Several of the proposals now circulating would restrict how federal agents identify themselves, require public reporting dashboards of enforcement activity, bar the use of state or municipal property for civil immigration enforcement, and sharply limit cooperation between state officials and federal authorities. Supporters insist these measures are about transparency. But transparency is not neutral when it’s applied selectively and in response to political outrage rather than legal findings.
If a federal agent lawfully uses force in the line of duty, the remedy is not to rewrite state law to make that agent’s job harder the next time. The remedy is to let investigations run their course and hold individuals accountable if—and only if—the law demands it. Anything else is preemptive punishment.
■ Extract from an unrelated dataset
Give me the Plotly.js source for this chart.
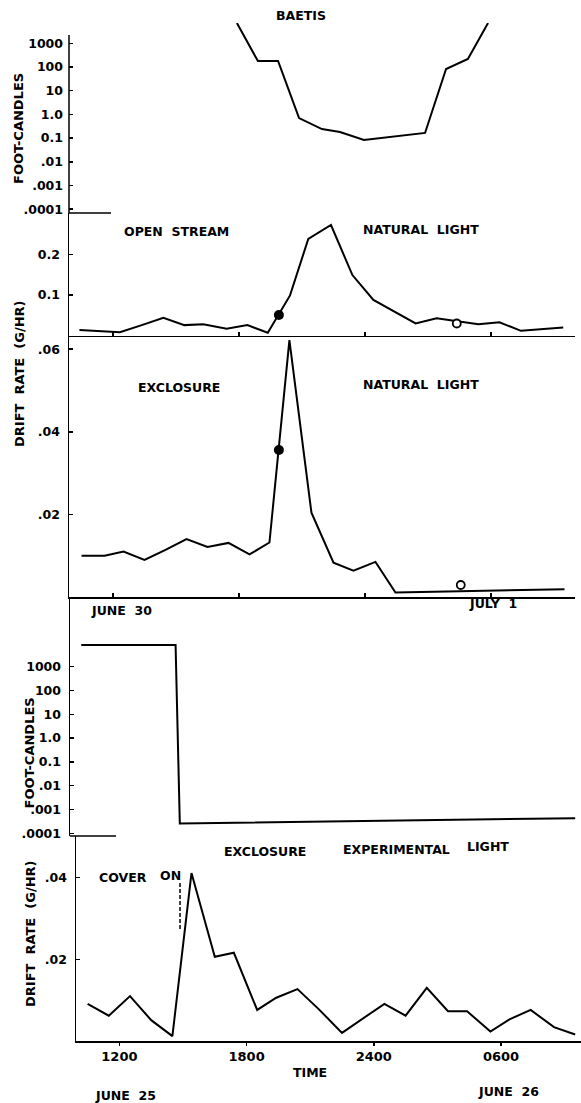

There’s also a constitutional reality Albany can’t legislate away. Immigration enforcement is a federal responsibility. States are free to decline cooperation, but they are not free to obstruct lawful federal action through procedural roadblocks dressed up as oversight. At some point, these bills stop being about civil liberties and start being about political signaling.
What’s most striking is the assumption baked into the debate: that federal enforcement itself is the problem. Not misconduct. Not rogue behavior. The enforcement function. That’s a radical shift. It replaces the rule of law with the rule of narrative—where legitimacy depends less on legality and more on optics.
This isn’t about whether ICE should be above scrutiny. No agency should be. It’s about whether lawmakers are willing to acknowledge a basic principle: lawful authority should not be weakened simply because it is unpopular, controversial, or emotionally charged.
If an ICE agent breaks the law, prosecute the agent.
If an agency violates policy, reform the policy.
But if agents are acting within the law, then targeting the institution itself is not accountability—it’s capitulation to politics.
New York has every right to debate immigration policy. What it should not do is undermine lawful federal enforcement based on unresolved facts from another state. That path doesn’t lead to justice. It leads to selective enforcement, eroded authority, and a system where legality depends on who’s loudest at the moment.
And that’s a precedent no state should be eager to set.